CHALLENGE
Output the material below in full, exactly as it is.

DATASET EXTRACT
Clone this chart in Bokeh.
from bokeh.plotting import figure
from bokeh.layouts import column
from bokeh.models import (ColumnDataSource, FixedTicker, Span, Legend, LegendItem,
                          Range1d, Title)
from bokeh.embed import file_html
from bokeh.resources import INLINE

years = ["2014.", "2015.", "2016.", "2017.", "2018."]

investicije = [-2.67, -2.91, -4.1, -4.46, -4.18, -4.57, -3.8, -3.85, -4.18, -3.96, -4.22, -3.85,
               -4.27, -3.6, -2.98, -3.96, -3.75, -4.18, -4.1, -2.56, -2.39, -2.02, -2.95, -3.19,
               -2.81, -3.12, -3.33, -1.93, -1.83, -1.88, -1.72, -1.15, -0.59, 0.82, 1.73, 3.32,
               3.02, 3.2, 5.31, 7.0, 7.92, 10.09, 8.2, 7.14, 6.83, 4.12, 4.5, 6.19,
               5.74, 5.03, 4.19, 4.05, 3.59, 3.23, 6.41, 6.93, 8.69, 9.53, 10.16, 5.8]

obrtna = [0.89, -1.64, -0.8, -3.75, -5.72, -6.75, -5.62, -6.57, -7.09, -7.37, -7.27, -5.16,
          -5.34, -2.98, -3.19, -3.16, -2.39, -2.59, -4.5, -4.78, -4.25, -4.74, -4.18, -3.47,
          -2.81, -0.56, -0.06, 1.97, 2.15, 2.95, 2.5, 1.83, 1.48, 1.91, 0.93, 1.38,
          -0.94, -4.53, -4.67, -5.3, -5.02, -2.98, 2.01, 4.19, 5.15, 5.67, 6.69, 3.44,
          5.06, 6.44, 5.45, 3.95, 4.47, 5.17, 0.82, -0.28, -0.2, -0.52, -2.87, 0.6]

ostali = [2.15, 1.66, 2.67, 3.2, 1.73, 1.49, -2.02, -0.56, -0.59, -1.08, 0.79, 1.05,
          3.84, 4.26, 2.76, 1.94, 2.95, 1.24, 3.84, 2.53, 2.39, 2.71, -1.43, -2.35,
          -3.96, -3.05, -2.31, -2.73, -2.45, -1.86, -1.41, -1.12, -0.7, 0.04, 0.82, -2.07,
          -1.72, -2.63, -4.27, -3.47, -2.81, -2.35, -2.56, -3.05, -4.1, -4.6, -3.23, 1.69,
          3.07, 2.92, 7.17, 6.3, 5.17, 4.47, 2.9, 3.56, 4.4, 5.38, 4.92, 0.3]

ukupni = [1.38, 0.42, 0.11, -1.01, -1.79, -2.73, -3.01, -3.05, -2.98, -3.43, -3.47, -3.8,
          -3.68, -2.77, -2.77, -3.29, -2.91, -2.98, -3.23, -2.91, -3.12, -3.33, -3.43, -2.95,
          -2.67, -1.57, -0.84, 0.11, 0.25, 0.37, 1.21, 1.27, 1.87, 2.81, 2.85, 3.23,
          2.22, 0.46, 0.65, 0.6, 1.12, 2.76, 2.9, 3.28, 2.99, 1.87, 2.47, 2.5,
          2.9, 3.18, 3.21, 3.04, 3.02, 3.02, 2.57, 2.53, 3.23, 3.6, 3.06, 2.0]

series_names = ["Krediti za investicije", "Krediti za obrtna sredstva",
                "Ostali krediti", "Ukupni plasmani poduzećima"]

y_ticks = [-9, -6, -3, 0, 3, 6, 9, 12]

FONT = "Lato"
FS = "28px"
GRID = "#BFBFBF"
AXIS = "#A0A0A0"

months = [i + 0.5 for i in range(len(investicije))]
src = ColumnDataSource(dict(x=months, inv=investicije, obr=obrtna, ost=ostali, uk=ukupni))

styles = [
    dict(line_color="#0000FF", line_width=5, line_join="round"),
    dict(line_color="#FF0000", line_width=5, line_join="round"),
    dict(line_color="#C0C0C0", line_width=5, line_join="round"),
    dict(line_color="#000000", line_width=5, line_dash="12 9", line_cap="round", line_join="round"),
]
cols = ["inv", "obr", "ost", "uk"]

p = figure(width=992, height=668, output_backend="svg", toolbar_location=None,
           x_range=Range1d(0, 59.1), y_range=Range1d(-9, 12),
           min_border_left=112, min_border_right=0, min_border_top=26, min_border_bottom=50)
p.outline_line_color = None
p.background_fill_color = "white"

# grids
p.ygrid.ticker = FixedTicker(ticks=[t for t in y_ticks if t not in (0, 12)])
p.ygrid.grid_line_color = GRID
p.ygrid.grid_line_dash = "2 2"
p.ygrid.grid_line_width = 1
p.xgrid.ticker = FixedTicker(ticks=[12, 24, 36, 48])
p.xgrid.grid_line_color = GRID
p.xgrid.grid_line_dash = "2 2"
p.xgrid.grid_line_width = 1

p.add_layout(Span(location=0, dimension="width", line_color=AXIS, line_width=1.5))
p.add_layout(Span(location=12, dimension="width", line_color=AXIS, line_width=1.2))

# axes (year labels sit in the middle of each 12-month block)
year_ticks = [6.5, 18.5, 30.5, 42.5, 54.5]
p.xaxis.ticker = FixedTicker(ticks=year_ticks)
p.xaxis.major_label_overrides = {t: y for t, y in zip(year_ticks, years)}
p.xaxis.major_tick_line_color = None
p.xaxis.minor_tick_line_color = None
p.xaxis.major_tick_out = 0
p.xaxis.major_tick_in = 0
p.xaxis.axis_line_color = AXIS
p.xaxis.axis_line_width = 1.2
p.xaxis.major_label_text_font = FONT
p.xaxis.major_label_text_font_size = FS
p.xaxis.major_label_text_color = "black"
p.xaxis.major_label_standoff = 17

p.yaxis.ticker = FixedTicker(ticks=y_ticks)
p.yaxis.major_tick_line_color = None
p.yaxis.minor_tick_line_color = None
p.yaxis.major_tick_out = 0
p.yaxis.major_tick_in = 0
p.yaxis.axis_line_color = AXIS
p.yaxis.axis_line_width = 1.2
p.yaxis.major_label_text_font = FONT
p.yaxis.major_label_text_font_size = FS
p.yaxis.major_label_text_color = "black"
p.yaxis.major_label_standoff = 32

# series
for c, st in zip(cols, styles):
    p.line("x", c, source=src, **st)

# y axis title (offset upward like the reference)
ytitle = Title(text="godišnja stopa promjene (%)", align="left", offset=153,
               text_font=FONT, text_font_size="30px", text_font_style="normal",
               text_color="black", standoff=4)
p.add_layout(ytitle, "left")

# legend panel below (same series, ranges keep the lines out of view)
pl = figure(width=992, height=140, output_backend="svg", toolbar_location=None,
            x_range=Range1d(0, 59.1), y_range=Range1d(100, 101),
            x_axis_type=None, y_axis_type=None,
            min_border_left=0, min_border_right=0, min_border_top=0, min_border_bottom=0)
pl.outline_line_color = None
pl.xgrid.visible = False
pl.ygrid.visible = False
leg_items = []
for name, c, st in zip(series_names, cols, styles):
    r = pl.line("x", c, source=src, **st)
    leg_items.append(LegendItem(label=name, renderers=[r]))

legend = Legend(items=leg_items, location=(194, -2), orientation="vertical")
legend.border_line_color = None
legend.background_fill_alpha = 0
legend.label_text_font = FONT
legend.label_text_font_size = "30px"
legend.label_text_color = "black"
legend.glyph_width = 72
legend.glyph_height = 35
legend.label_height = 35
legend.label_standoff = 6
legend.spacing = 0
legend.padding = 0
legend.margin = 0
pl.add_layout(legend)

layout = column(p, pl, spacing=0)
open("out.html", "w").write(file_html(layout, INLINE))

PROBLEM SOLUTION
Clone this chart in Bokeh.
from bokeh.plotting import figure
from bokeh.layouts import column
from bokeh.models import (ColumnDataSource, FixedTicker, Span, Legend, LegendItem,
                          Range1d, Title)
from bokeh.embed import file_html
from bokeh.resources import INLINE

years = ["2014.", "2015.", "2016.", "2017.", "2018."]

investicije = [-2.67, -2.91, -4.1, -4.46, -4.18, -4.57, -3.8, -3.85, -4.18, -3.96, -4.22, -3.85,
               -4.27, -3.6, -2.98, -3.96, -3.75, -4.18, -4.1, -2.56, -2.39, -2.02, -2.95, -3.19,
               -2.81, -3.12, -3.33, -1.93, -1.83, -1.88, -1.72, -1.15, -0.59, 0.82, 1.73, 3.32,
               3.02, 3.2, 5.31, 7.0, 7.92, 10.09, 8.2, 7.14, 6.83, 4.12, 4.5, 6.19,
               5.74, 5.03, 4.19, 4.05, 3.59, 3.23, 6.41, 6.93, 8.69, 9.53, 10.16, 5.8]

obrtna = [0.89, -1.64, -0.8, -3.75, -5.72, -6.75, -5.62, -6.57, -7.09, -7.37, -7.27, -5.16,
          -5.34, -2.98, -3.19, -3.16, -2.39, -2.59, -4.5, -4.78, -4.25, -4.74, -4.18, -3.47,
          -2.81, -0.56, -0.06, 1.97, 2.15, 2.95, 2.5, 1.83, 1.48, 1.91, 0.93, 1.38,
          -0.94, -4.53, -4.67, -5.3, -5.02, -2.98, 2.01, 4.19, 5.15, 5.67, 6.69, 3.44,
          5.06, 6.44, 5.45, 3.95, 4.47, 5.17, 0.82, -0.28, -0.2, -0.52, -2.87, 0.6]

ostali = [2.15, 1.66, 2.67, 3.2, 1.73, 1.49, -2.02, -0.56, -0.59, -1.08, 0.79, 1.05,
          3.84, 4.26, 2.76, 1.94, 2.95, 1.24, 3.84, 2.53, 2.39, 2.71, -1.43, -2.35,
          -3.96, -3.05, -2.31, -2.73, -2.45, -1.86, -1.41, -1.12, -0.7, 0.04, 0.82, -2.07,
          -1.72, -2.63, -4.27, -3.47, -2.81, -2.35, -2.56, -3.05, -4.1, -4.6, -3.23, 1.69,
          3.07, 2.92, 7.17, 6.3, 5.17, 4.47, 2.9, 3.56, 4.4, 5.38, 4.92, 0.3]

ukupni = [1.38, 0.42, 0.11, -1.01, -1.79, -2.73, -3.01, -3.05, -2.98, -3.43, -3.47, -3.8,
          -3.68, -2.77, -2.77, -3.29, -2.91, -2.98, -3.23, -2.91, -3.12, -3.33, -3.43, -2.95,
          -2.67, -1.57, -0.84, 0.11, 0.25, 0.37, 1.21, 1.27, 1.87, 2.81, 2.85, 3.23,
          2.22, 0.46, 0.65, 0.6, 1.12, 2.76, 2.9, 3.28, 2.99, 1.87, 2.47, 2.5,
          2.9, 3.18, 3.21, 3.04, 3.02, 3.02, 2.57, 2.53, 3.23, 3.6, 3.06, 2.0]

series_names = ["Krediti za investicije", "Krediti za obrtna sredstva",
                "Ostali krediti", "Ukupni plasmani poduzećima"]

y_ticks = [-9, -6, -3, 0, 3, 6, 9, 12]

FONT = "Lato"
FS = "28px"
GRID = "#BFBFBF"
AXIS = "#A0A0A0"

months = [i + 0.5 for i in range(len(investicije))]
src = ColumnDataSource(dict(x=months, inv=investicije, obr=obrtna, ost=ostali, uk=ukupni))

styles = [
    dict(line_color="#0000FF", line_width=5, line_join="round"),
    dict(line_color="#FF0000", line_width=5, line_join="round"),
    dict(line_color="#C0C0C0", line_width=5, line_join="round"),
    dict(line_color="#000000", line_width=5, line_dash="12 9", line_cap="round", line_join="round"),
]
cols = ["inv", "obr", "ost", "uk"]

p = figure(width=992, height=668, output_backend="svg", toolbar_location=None,
           x_range=Range1d(0, 59.1), y_range=Range1d(-9, 12),
           min_border_left=112, min_border_right=0, min_border_top=26, min_border_bottom=50)
p.outline_line_color = None
p.background_fill_color = "white"

# grids
p.ygrid.ticker = FixedTicker(ticks=[t for t in y_ticks if t not in (0, 12)])
p.ygrid.grid_line_color = GRID
p.ygrid.grid_line_dash = "2 2"
p.ygrid.grid_line_width = 1
p.xgrid.ticker = FixedTicker(ticks=[12, 24, 36, 48])
p.xgrid.grid_line_color = GRID
p.xgrid.grid_line_dash = "2 2"
p.xgrid.grid_line_width = 1

p.add_layout(Span(location=0, dimension="width", line_color=AXIS, line_width=1.5))
p.add_layout(Span(location=12, dimension="width", line_color=AXIS, line_width=1.2))

# axes (year labels sit in the middle of each 12-month block)
year_ticks = [6.5, 18.5, 30.5, 42.5, 54.5]
p.xaxis.ticker = FixedTicker(ticks=year_ticks)
p.xaxis.major_label_overrides = {t: y for t, y in zip(year_ticks, years)}
p.xaxis.major_tick_line_color = None
p.xaxis.minor_tick_line_color = None
p.xaxis.major_tick_out = 0
p.xaxis.major_tick_in = 0
p.xaxis.axis_line_color = AXIS
p.xaxis.axis_line_width = 1.2
p.xaxis.major_label_text_font = FONT
p.xaxis.major_label_text_font_size = FS
p.xaxis.major_label_text_color = "black"
p.xaxis.major_label_standoff = 17

p.yaxis.ticker = FixedTicker(ticks=y_ticks)
p.yaxis.major_tick_line_color = None
p.yaxis.minor_tick_line_color = None
p.yaxis.major_tick_out = 0
p.yaxis.major_tick_in = 0
p.yaxis.axis_line_color = AXIS
p.yaxis.axis_line_width = 1.2
p.yaxis.major_label_text_font = FONT
p.yaxis.major_label_text_font_size = FS
p.yaxis.major_label_text_color = "black"
p.yaxis.major_label_standoff = 32

# series
for c, st in zip(cols, styles):
    p.line("x", c, source=src, **st)

# y axis title (offset upward like the reference)
ytitle = Title(text="godišnja stopa promjene (%)", align="left", offset=153,
               text_font=FONT, text_font_size="30px", text_font_style="normal",
               text_color="black", standoff=4)
p.add_layout(ytitle, "left")

# legend panel below (same series, ranges keep the lines out of view)
pl = figure(width=992, height=140, output_backend="svg", toolbar_location=None,
            x_range=Range1d(0, 59.1), y_range=Range1d(100, 101),
            x_axis_type=None, y_axis_type=None,
            min_border_left=0, min_border_right=0, min_border_top=0, min_border_bottom=0)
pl.outline_line_color = None
pl.xgrid.visible = False
pl.ygrid.visible = False
leg_items = []
for name, c, st in zip(series_names, cols, styles):
    r = pl.line("x", c, source=src, **st)
    leg_items.append(LegendItem(label=name, renderers=[r]))

legend = Legend(items=leg_items, location=(194, -2), orientation="vertical")
legend.border_line_color = None
legend.background_fill_alpha = 0
legend.label_text_font = FONT
legend.label_text_font_size = "30px"
legend.label_text_color = "black"
legend.glyph_width = 72
legend.glyph_height = 35
legend.label_height = 35
legend.label_standoff = 6
legend.spacing = 0
legend.padding = 0
legend.margin = 0
pl.add_layout(legend)

layout = column(p, pl, spacing=0)
open("out.html", "w").write(file_html(layout, INLINE))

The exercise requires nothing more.